Impact
The vulnerability in Chartbrew arises because the application performs authorization checks only on the project_id parameter when handling chart operations such as update and delete. No check is performed against the chart_id itself, allowing an authenticated user who has permission to any project to manipulate or read charts belonging to other projects. The result is a classic Insecure Direct Object Reference that can expose sensitive data, alter or delete chart definitions, and undermine the integrity and confidentiality of the data presented by the application. The CVSS score of 6.5 indicates a moderate severity with non‑negligible impact when exploited.
Affected Systems
All installations of Chartbrew prior to version 4.8.1 are affected. The issue applies to any user who is authenticated and has access to at least one project, regardless of whether the targeted chart belongs to the same project. The affected product is Chartbrew, an open‑source web application that can connect to databases and APIs for chart creation.
Risk and Exploitability
The EPSS score of below 1% suggests that exploitation is unlikely in the near term, and the vulnerability is not listed in CISA’s KEV catalog.

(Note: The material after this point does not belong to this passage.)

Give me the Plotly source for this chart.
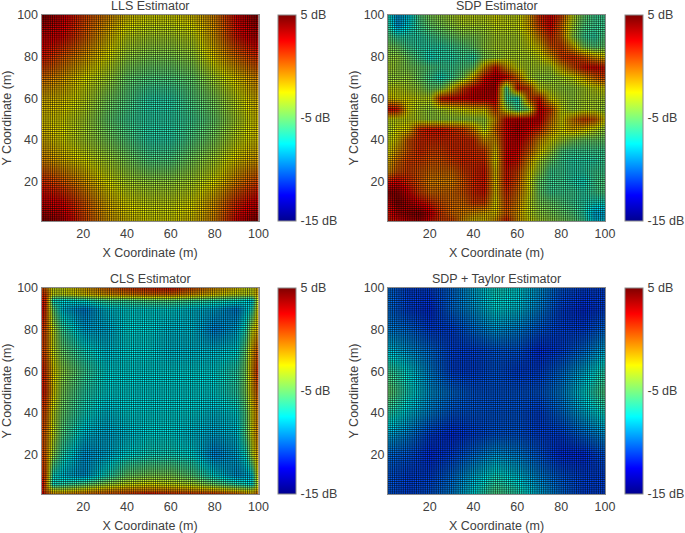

However, the CVSS score of 6.5 reflects moderate potential impact, and the attack vector is straightforward: an attacker simply supplies a different chart_id when invoking chart update or delete endpoints. Given that the exploitation requires only an authenticated session, the risk is real for any environment where users have broad project access. The easiest mitigation is to apply the patch released in version 4.8.1; otherwise, reduce risk by tightening access controls on chart endpoints.